Atahualpa is a barrio (neighbourhood or district) of Montevideo, Uruguay. It borders with Prado to the west, Aires Puros to the north, Brazo Oriental to the east and Reducto to the south.

Politically located in Municipality C of Montevideo, it is a residential neighborhood, with large stately mansions and gardens, closely linked to the Prado neighborhood. It was named after the last independent Inca emperor.

==History==
The neighborhood emerged on August 16, 1868, when the Sociedad Anónima de Fomento Montevideano founded the , celebrating the occasion with the launch of a hot air balloon with national symbols. Previously, the area was outside the walled city and was used for agriculture due to its proximity to the banks of the Miguelete Creek.

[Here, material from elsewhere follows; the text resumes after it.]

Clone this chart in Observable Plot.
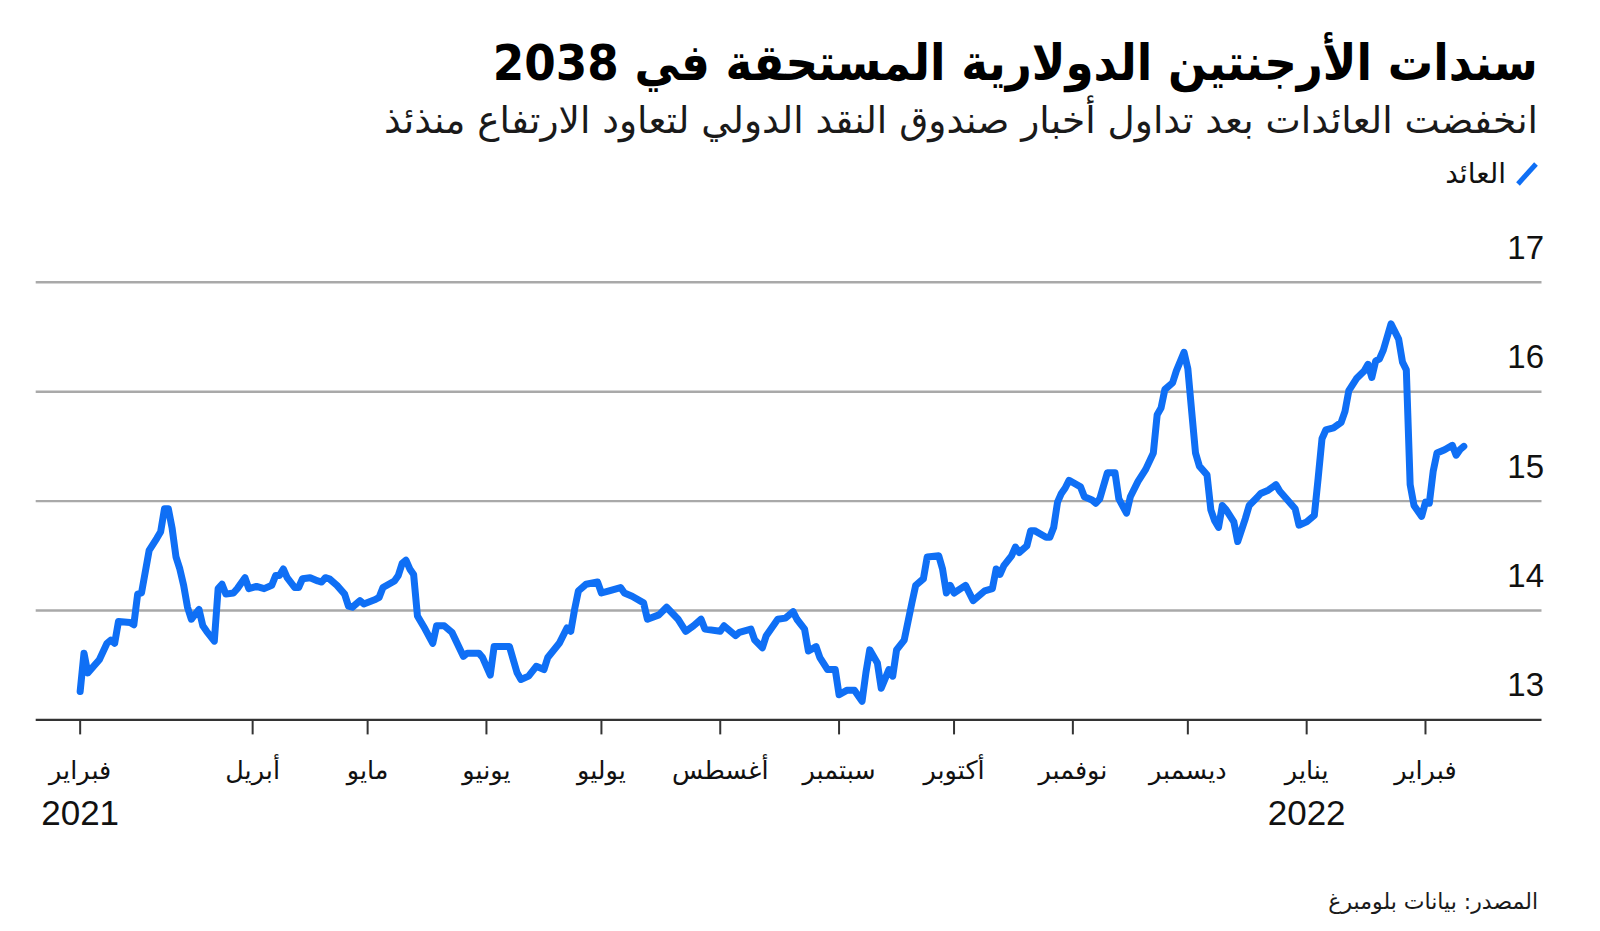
<!DOCTYPE html>
<html><head><meta charset="utf-8">
<script src="https://cdn.jsdelivr.net/npm/d3@7"></script>
<script src="https://cdn.jsdelivr.net/npm/@observablehq/plot@0.6"></script>
<style>
body{margin:0;background:#fff;font-family:"DejaVu Sans",sans-serif;}
#wrap{position:relative;width:1600px;height:931px;overflow:hidden;background:#fff;}
.t{position:absolute;right:62px;white-space:nowrap;direction:rtl;line-height:1;}
#title{top:38px;font-size:50px;font-weight:bold;color:#000;transform:scaleX(0.905);transform-origin:right center;}
#subtitle{top:102px;font-size:37.5px;color:#1a1a1a;}
#legend{top:160px;font-size:28px;color:#111;display:flex;align-items:center;gap:10px;}
#caption{top:891px;font-size:22px;color:#1a1a1a;}
#chart{position:absolute;left:0;top:200px;}
</style></head>
<body>
<div id="wrap">
  <div id="title" class="t">سندات الأرجنتين الدولارية المستحقة في 2038</div>
  <div id="subtitle" class="t">انخفضت العائدات بعد تداول أخبار صندوق النقد الدولي لتعاود الارتفاع منذئذ</div>
  <div id="legend" class="t"><svg width="22" height="24"><line x1="2" y1="22" x2="20" y2="2" stroke="#0f6ff5" stroke-width="5"/></svg><span>العائد</span></div>
  <div id="chart"></div>
  <div id="caption" class="t">المصدر: بيانات بلومبرغ</div>
</div>
<script>
// days since 15 Feb 2021
const startDate = "2021-02-15";
const dayOffsets = [0,1,2,5,7,8,9,10,13,14,15,16,18,20,21,22,23,24,25,26,27,28,29,31,32,33,35,36,37,38,40,41,43,44,46,48,50,51,52,53,54,56,57,58,60,62,63,64,65,67,69,70,71,73,74,77,78,79,82,83,84,85,86,87,88,90,92,93,95,97,100,101,104,105,107,108,112,114,115,117,119,121,122,125,127,128,129,130,132,135,136,138,141,142,144,147,148,151,153,156,158,160,162,163,167,168,171,172,175,176,178,179,182,184,186,187,189,190,192,193,195,197,198,200,202,204,205,206,208,209,211,212,213,215,217,218,220,221,224,225,226,227,228,231,233,236,238,239,240,241,243,244,245,247,248,249,252,253,254,255,256,257,258,261,262,264,265,266,268,270,271,273,274,276,278,280,281,282,283,285,286,288,289,290,291,292,294,295,296,297,298,299,301,302,304,305,307,308,310,312,313,315,317,318,320,322,323,324,325,327,329,330,331,333,335,336,337,338,339,340,342,344,345,346,347,348,350,351,352,353,354,356,358,359,360,361];
const yields = [13.26,13.61,13.43,13.55,13.70,13.73,13.70,13.90,13.89,13.87,14.15,14.16,14.55,14.66,14.72,14.93,14.93,14.75,14.49,14.38,14.23,14.03,13.92,14.01,13.86,13.81,13.72,14.20,14.24,14.15,14.16,14.20,14.30,14.20,14.22,14.20,14.23,14.32,14.32,14.38,14.30,14.21,14.21,14.29,14.30,14.27,14.26,14.30,14.29,14.23,14.15,14.04,14.03,14.09,14.06,14.10,14.12,14.21,14.27,14.32,14.43,14.46,14.38,14.33,13.95,13.83,13.70,13.86,13.86,13.80,13.58,13.61,13.61,13.57,13.41,13.67,13.67,13.43,13.37,13.40,13.49,13.46,13.57,13.70,13.84,13.81,14.01,14.18,14.24,14.26,14.16,14.18,14.21,14.16,14.13,14.07,13.92,13.96,14.03,13.92,13.81,13.86,13.92,13.83,13.81,13.86,13.77,13.80,13.83,13.73,13.66,13.77,13.92,13.93,13.99,13.92,13.83,13.63,13.67,13.57,13.46,13.46,13.23,13.27,13.27,13.17,13.43,13.64,13.52,13.29,13.46,13.40,13.64,13.73,14.07,14.23,14.29,14.49,14.50,14.38,14.16,14.23,14.16,14.23,14.09,14.18,14.20,14.38,14.33,14.41,14.50,14.58,14.53,14.59,14.73,14.73,14.67,14.67,14.76,14.99,15.07,15.12,15.19,15.13,15.04,15.01,14.98,15.02,15.26,15.26,15.02,14.89,15.04,15.18,15.29,15.44,15.79,15.85,16.02,16.08,16.19,16.36,16.21,15.82,15.44,15.32,15.24,14.92,14.82,14.76,14.96,14.92,14.81,14.63,14.84,14.96,15.03,15.07,15.10,15.15,15.09,15.01,14.93,14.78,14.81,14.87,15.21,15.57,15.65,15.67,15.72,15.82,16.01,16.12,16.19,16.25,16.13,16.28,16.30,16.38,16.62,16.48,16.27,16.20,15.15,14.96,14.86,14.99,14.98,15.27,15.44,15.47,15.51,15.42,15.47,15.50];

const monthTickDates = ["2021-02-15","2021-04-01","2021-05-01","2021-06-01","2021-07-01","2021-08-01","2021-09-01","2021-10-01","2021-11-01","2021-12-01","2022-01-01","2022-02-01"];
const monthLabels = ["فبراير","أبريل","مايو","يونيو","يوليو","أغسطس","سبتمبر","أكتوبر","نوفمبر","ديسمبر","يناير","فبراير"];
const yearTickDates = ["2021-02-15","2022-01-01"];
const yearLabels = ["2021","2022"];
const yTicks = [13,14,15,16,17];
const gridValues = [14,15,16,17];

const t0 = new Date(startDate + "T00:00:00Z").getTime();
const data = dayOffsets.map((d, i) => ({date: new Date(t0 + d * 864e5), value: yields[i]}));
const monthMap = new Map(monthTickDates.map((d, i) => [+new Date(d + "T00:00:00Z"), monthLabels[i]]));
const yearMap = new Map(yearTickDates.map((d, i) => [+new Date(d + "T00:00:00Z"), yearLabels[i]]));
const monthTicks = monthTickDates.map(d => new Date(d + "T00:00:00Z"));
const yearTicks = yearTickDates.map(d => new Date(d + "T00:00:00Z"));

const numFont = "'Liberation Sans', Arial, sans-serif";

const chart = Plot.plot({
  width: 1600,
  height: 650,
  marginLeft: 35.7,
  marginRight: 58.5,
  marginTop: 81.8,
  marginBottom: 130.6,
  x: {type: "utc", domain: [new Date("2021-02-03T12:43:00Z"), new Date("2022-03-03T09:36:00Z")]},
  y: {domain: [13, 17]},
  style: {fontFamily: "'DejaVu Sans', sans-serif", color: "#111", background: "#fff", overflow: "visible"},
  marks: [
    Plot.ruleY(gridValues, {stroke: "#a9a9a9", strokeWidth: 2.4}),
    Plot.axisY(yTicks, {anchor: "right", tickSize: 0, tickPadding: 0, textAnchor: "end", dx: 2, dy: -34, fontSize: 33, fontFamily: numFont, label: null, tickFormat: d => String(d)}),
    Plot.axisX(monthTicks, {anchor: "bottom", tickSize: 15, tickPadding: 26, tickFormat: d => monthMap.get(+d), fontSize: 25.5, stroke: "#333", strokeWidth: 2, label: null}),
    Plot.axisX(yearTicks, {anchor: "bottom", tickSize: 0, tickPadding: 80, tickFormat: d => yearMap.get(+d), fontSize: 35, fontFamily: numFont, label: null}),
    Plot.line(data, {x: "date", y: "value", stroke: "#0f6ff5", strokeWidth: 7, strokeLinejoin: "round", strokeLinecap: "round"}),
    Plot.ruleY([13], {stroke: "#333", strokeWidth: 2.4})
  ]
});
document.getElementById("chart").appendChild(chart);
</script>
</body></html>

In the years following its foundation, wide tree-lined avenues and large houses with gardens were built in the neighborhood, having the same development as the Prado neighborhood. In addition, a tram line that connected the area with the central business district was built.

== Landmarks ==
Different National Historical Monuments are erected in Atahualpa, such as the neo-Gothic Church of the Sagrada Familia –built by the Jackson-Errazquín family as a private chapel in their residence–, and the Casa Quinta Vaz Ferreira –a Victorian-style residence, which served as the home of the lawyer, philosopher and writer Carlos Vaz Ferreira–.